Unlike lockers maintained by some other groups (such as the sipb, outland, infoagents and gnu lockers), most lockers maintained by IS&T staff generally don't contain multiple, unrelated applications, but usually only one (or at most a small functionally-related application group). For the software we maintain, we generally find it easier to work this way, particularly for applications where we need to keep multiple version running concurrently. To make life easier for locker maintainers and users, we have also adopted some specific locker configuration guidelines. These lockers are found under /afs/athena.mit.edu/software in the AFS hierarchy. Some of the major lockers currently set up in this configuration include:
Here is a description from a user's point of view, using splus as an example:
Typing add splus adds a "small" base locker which mounts below /mit/splus. The application itself is not in this locker, but its appropriate bin directory (such as /mit/splus/arch/amd64_ubuntu1104/bin) contains a "generic" startup script (or more precisely, a link to a platform-independent script in /mit/splus/arch/share/bin) called splus that does two main things: 1. it attaches another version locker actually containing the software, and 2. it invokes another script (of same name, splus) in the appropriate bin directory of the version locker, which actually invokes the application. We generally write such scripts in Perl.
In our example, the version locker might be splus_v3.3 and you would see it mounted below /mit/splus_v3.3 after you invoke and run the startup script. The naming convention for the version-specific lockers will follow this pattern, i.e. <software>_v<version>, where <version> will be a version descriptor. The "generic" startup script is "smart enough" to know that you normally will want to run the latest version available.

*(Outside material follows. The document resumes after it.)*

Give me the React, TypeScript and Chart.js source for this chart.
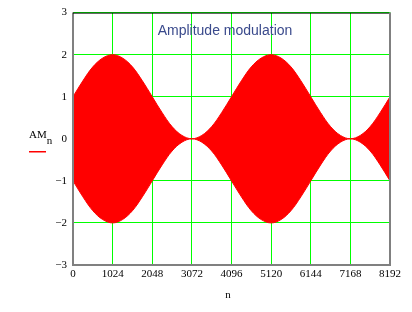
import React, { useEffect, useRef } from "react";
import { Chart, registerables } from "chart.js";
Chart.register(...registerables);

// envelope samples (n step 256)
const nValues = [0, 256, 512, 768, 1024, 1280, 1536, 1792, 2048, 2304, 2560, 2816, 3072, 3328, 3584, 3840, 4096, 4352, 4608, 4864, 5120, 5376, 5632, 5888, 6144, 6400, 6656, 6912, 7168, 7424, 7680, 7936, 8192];
const upperEnvelope = [1, 1.38, 1.71, 1.92, 2, 1.92, 1.71, 1.38, 1, 0.62, 0.29, 0.08, 0, 0.08, 0.29, 0.62, 1, 1.38, 1.71, 1.92, 2, 1.92, 1.71, 1.38, 1, 0.62, 0.29, 0.08, 0, 0.08, 0.29, 0.62, 1];
const lowerEnvelope = [-1, -1.38, -1.71, -1.92, -2, -1.92, -1.71, -1.38, -1, -0.62, -0.29, -0.08, 0, -0.08, -0.29, -0.62, -1, -1.38, -1.71, -1.92, -2, -1.92, -1.71, -1.38, -1, -0.62, -0.29, -0.08, 0, -0.08, -0.29, -0.62, -1];
const xTicks = [0, 1024, 2048, 3072, 4096, 5120, 6144, 7168, 8192];
const yTicks = [-3, -2, -1, 0, 1, 2, 3];
const titleText = "Amplitude modulation";
const yLabel = "AM";
const ySub = "n";
const xLabel = "n";

const SERIF = "'Liberation Serif', 'Times New Roman', serif";
const SANS = "'Liberation Sans', Arial, sans-serif";

const decorPlugin = {
  id: "decor",
  afterDatasetsDraw(chart: any) {
    const { ctx, chartArea } = chart;
    const { left, right, top, bottom } = chartArea;
    ctx.save();
    // frame
    ctx.strokeStyle = "#808080";
    ctx.lineWidth = 2;
    ctx.beginPath();
    ctx.moveTo(left, top);
    ctx.lineTo(left, bottom);
    ctx.lineTo(right, bottom);
    ctx.lineTo(right, top);
    ctx.stroke();
    ctx.lineWidth = 1;
    ctx.strokeStyle = "#000000";
    ctx.beginPath();
    ctx.moveTo(left, top + 0.5);
    ctx.lineTo(right - 1, top + 0.5);
    ctx.stroke();
    // title
    ctx.fillStyle = "#3a4a8c";
    ctx.font = "14px " + SANS;
    ctx.textAlign = "center";
    ctx.textBaseline = "middle";
    ctx.fillText(titleText, 225, 31);
    // y label
    ctx.fillStyle = "#000000";
    ctx.font = "11px " + SERIF;
    ctx.textAlign = "left";
    ctx.textBaseline = "alphabetic";
    ctx.fillText(yLabel, 29, 138);
    const w = ctx.measureText(yLabel).width;
    ctx.fillText(ySub, 29 + w, 144);
    ctx.fillStyle = "#ff0000";
    ctx.fillRect(29, 151, 17, 1.5);
    // x label
    ctx.fillStyle = "#000000";
    ctx.textAlign = "center";
    ctx.fillText(xLabel, 228, 298);
    ctx.restore();
  },
};

export default function App() {
  const ref = useRef<HTMLCanvasElement>(null);
  useEffect(() => {
    if (!ref.current) return;
    const chart = new Chart(ref.current, {
      type: "line",
      data: {
        labels: nValues,
        datasets: [
          {
            data: nValues.map((n, i) => ({ x: n, y: upperEnvelope[i] })),
            borderWidth: 1,
            borderColor: "#ff0000",
            backgroundColor: "#ff0000",
            pointRadius: 0,
            tension: 0.35,
            fill: "+1",
          },
          {
            data: nValues.map((n, i) => ({ x: n, y: lowerEnvelope[i] })),
            borderWidth: 1,
            borderColor: "#ff0000",
            backgroundColor: "#ff0000",
            pointRadius: 0,
            tension: 0.35,
            fill: false,
          },
        ],
      },
      options: {
        animation: false,
        responsive: true,
        maintainAspectRatio: false,
        layout: { padding: { top: 11, right: 22, left: 0, bottom: 0 } },
        plugins: { legend: { display: false }, tooltip: { enabled: false }, title: { display: false } },
        scales: {
          x: {
            type: "linear",
            min: 0,
            max: 8192,
            afterBuildTicks: (s: any) => { s.ticks = xTicks.map((v) => ({ value: v })); },
            afterFit: (s: any) => { s.height = 47; },
            grid: { color: "#00ff00", lineWidth: 1, drawTicks: false },
            border: { display: false },
            ticks: {
              color: "#000",
              font: { family: SERIF, size: 11 },
              padding: 3,
              maxRotation: 0,
              autoSkip: false,
              callback: (v: any) => String(v),
            },
          },
          y: {
            min: -3,
            max: 3,
            afterBuildTicks: (s: any) => { s.ticks = yTicks.map((v) => ({ value: v })); },
            afterFit: (s: any) => { s.width = 73; },
            grid: {
              color: (c: any) => (c.tick && c.tick.value === 0 ? "rgba(0,0,0,0)" : "#00ff00"),
              lineWidth: 1,
              drawTicks: false,
            },
            border: { display: false },
            ticks: {
              color: "#000",
              font: { family: SERIF, size: 11 },
              padding: 6,
              callback: (v: any) => String(v).replace("-", "\u2212"),
            },
          },
        },
      },
      plugins: [decorPlugin],
    });
    return () => chart.destroy();
  }, []);
  return (
    <div style={{ position: "fixed", left: 0, top: 0, width: 412, height: 312, background: "#fff" }}>
      <canvas ref={ref} />
    </div>
  );
}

The startup script can also take a local command-line option switch to explicitly specify a version, i.e. if you want to run release 3.2 even though 3.3 is available, you could do add splus followed by splus -ver 3.2. If the application also uses its own command-line switches, they should follow the "version-selection" one just described (i.e., put our local version-selection switch in the first position if you use it). If a particular version/platform combination is not available, you should get an informative error message to that effect. In general, the currently recommended, default version is the one with the simplest launch command (i.e. add splus; splus). We generally put a symbolic link at the top level of the base locker to the various version lockers currently available, so you can easily see what versions there are, and one named current which points to the current default version.
Another way to run applications is to add the version locker directly, bypassing the base locker- for the example above, this would be done by typing add splus_v3.2 followed by splus (the version selecting command-line switch is now unnecessary since you have already specified the version implicitly in the add command). We don't generally recommend that you launch this way- one reason is that the base locker script sometimes sends you operational messages about the software that you would miss if you attach the version locker directly.
One of the advantages of this system is that it allows overlapping versions during a transition, and at least the last prior version will most likely be around for a couple of months after the new one is installed. We also have flexibility in setting the default to either the "new" or the "old " version. In some cases there may be reasons for keeping around older versions more or less indefinitely, and these may be explicitly listed in What Runs Where.
The use of separate local mount points (such as /mit/splus_v3.2 and /mit/splus_v3.3) also allows users to access different versions of an application at the same time, or easy switching back and forth which otherwise would be cumbersome. This may sometimes be useful for comparison purposes.
Our launch scripts also incorporate a system for sending messages to users, either "once only" or "every launch". The former requires remembering that a user has seen a particular message. We do this with a "magic cookie" system that writes information to a file .sw_messages in each user's home directory. As a "dotfile" this is normally invisible on ordinary directory listings but you should see it if you type ls -a in your home directory. If this file is deleted by intent or by accident, you will get repeats of any messages currently being sent, even if you have seen them before. Normally you wouldn't want to delete it- it shouldn't get bigger than a few hundred bytes or so.
We're also adopting standard locker documentation conventions: a file README.athena at the top locker level has some important basic information; if we have written a local Web page it will be in file www/home.html, in subdirectory www at the top locker level. Many of our lockers have a README.config file with configuration and setup information, although this is mostly of use to locker maintainers.